Tiene parte de razón Pedro Sánchez cuando atribuye a su política de desinflamación el agravamiento de la división independentista porque al abrir la puerta al diálogo que Mariano Rajoy tenía bloqueada estimula las contradicciones entre los pragmáticos de ERC y los legitimistas de Junts per Catalunya (JxCat). Aunque no pueda adjudicarse totalmente la ruptura del independentismo plasmada el martes en el pleno del Parlament, uno de los frutos de esa política es la quiebra de la unidad que ha llevado a Esquerra a aceptar la suspensión de sus diputados y la designación de otros para que voten por ellos y a los puigdemontistas a preferir perder la mayoría en la Cámara antes que aceptar la suspensión dictada por el juez del Tribunal Supremo Pablo Llarena.

La apuesta de Sánchez por la distensión le distancia además de los partidos de la derecha, PP y Ciudadanos (Cs), cada vez más radicalizados, como se observa en la política hacia Cataluña –los dos piden la aplicación del 155 cada vez que Quim Torra abre la boca--, pero también en Andalucía –Cs ya ha avanzado que nunca más apoyará a Susana Díaz, como ha estado haciendo en los últimos tres años— y en las reacciones a los Presupuestos Generales del Estado, que llegan al ridículo cuando el PP augura que traerán tanta pobreza como en Venezuela o cuando Albert Rivera reprocha al pacto PSOE-Podemos que suban los impuestos de “la clase media trabajadora”, que es lo mismo que incluir a esa clase social entre los que cobran más de 130.000 euros al año, ya que esa es la barrera a partir de la cual aumenta el tipo del IRPF.

La política de Sánchez, sin embargo, no logra evitar la gesticulación constante de los partidos independentistas, su lenguaje tremendista y su demagogia desmedida. Puede que incluso aumenten para compensar y ocultar la ausencia de iniciativas de desobediencia real.

Esta semana hemos presenciado nuevos episodios en este sentido, alguno facilitado además por los comunes. En una intervención que ha pasado bastante inadvertida, Torra acusó el miércoles al Gobierno de Rajoy y al Rey de “comportamiento mafioso” y de “indecencia” por los supuestos “chantajes” que ambas instituciones habrían hecho para promover la fuga de empresas de Cataluña tras el 1-O del año pasado. Dando por ciertas informaciones periodísticas, Torra no se reprimió en absoluto y soltó toda su conocida colección de tópicos sobre las maldades del Estado español y las bondades del movimiento independentista

Estas acusaciones a Rajoy y al Rey llevan implícita la gravedad de la huida de empresas en contradicción con la escasa importancia que durante meses había concedido el independentismo a los cambios de sede, y suceden a otro argumento machacado hasta la saciedad, el de que la culpa era del decreto del Gobierno de Rajoy que facilitaba el traslado. Hasta los niños saben, sin embargo, que un decreto como este puede acelerar la fuga, pero no obligar a ella, ya que, si una empresa no quiere irse, se quedará aunque haya un decreto que facilite la salida.

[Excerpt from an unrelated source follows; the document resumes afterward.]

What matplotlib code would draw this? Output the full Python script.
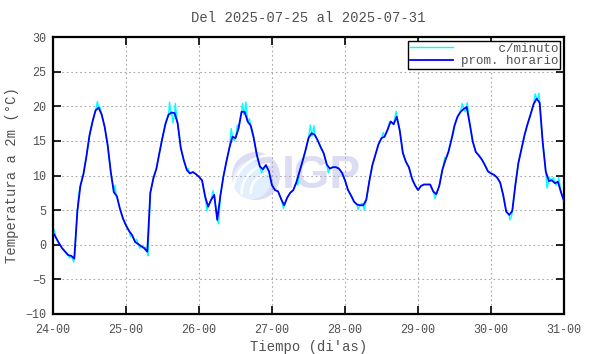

El miércoles, Catalunya en Comú, que había votado el martes contra la reprobación del Rey y contra el derecho de autodeterminación, preparó a ERC y JxCat una pista de aterrizaje para que se resarcieran. Por 69 votos (ERC, JxCat y comunes) contra 57 (Cs, PSC y PP), más la abstención de la CUP, se aprobó una resolución que “rechaza y condena el posicionamiento del rey Felipe VI y su intervención en el conflicto catalán así como la justificación de la violencia por parte de los cuerpos policiales el 1 de octubre". Y más adelante dice: "El Parlament reafirma su compromiso con los valores republicanos y apuesta por la abolición de una institución caduca y antidemocrática como la monarquía".

Puede criticarse que el Rey no mencionara en su discurso del 3 de octubre de 2017 las cargas policiales ni dirigiera unas palabras a los contusionados, pero es falso que justificara la violencia policial, como asegura la resolución. Felipe VI defendió el orden constitucional y calificó de “desleales” a las autoridades catalanas.

Pedro Sánchez personalmente y su Gobierno han calificado la resolución de “inadmisible” y “políticamente inaceptable”, y han avanzado que la llevarán al Tribunal Constitucional, aunque, en realidad, no tiene ningún efecto tangible y la propia nota gubernamental la califica de “extravagancia jurídica” sin fundamentos legales. Lo único que se desprende de esta resolución y de otras, aprobadas en un pleno que Cs había solicitado para tratar de la agenda social y de la convivencia, es que la desobediencia civil no concita la unanimidad, pero la agitación independentista está lejos de haberse terminado. Y en ella no solo participa Junts per Catalunya.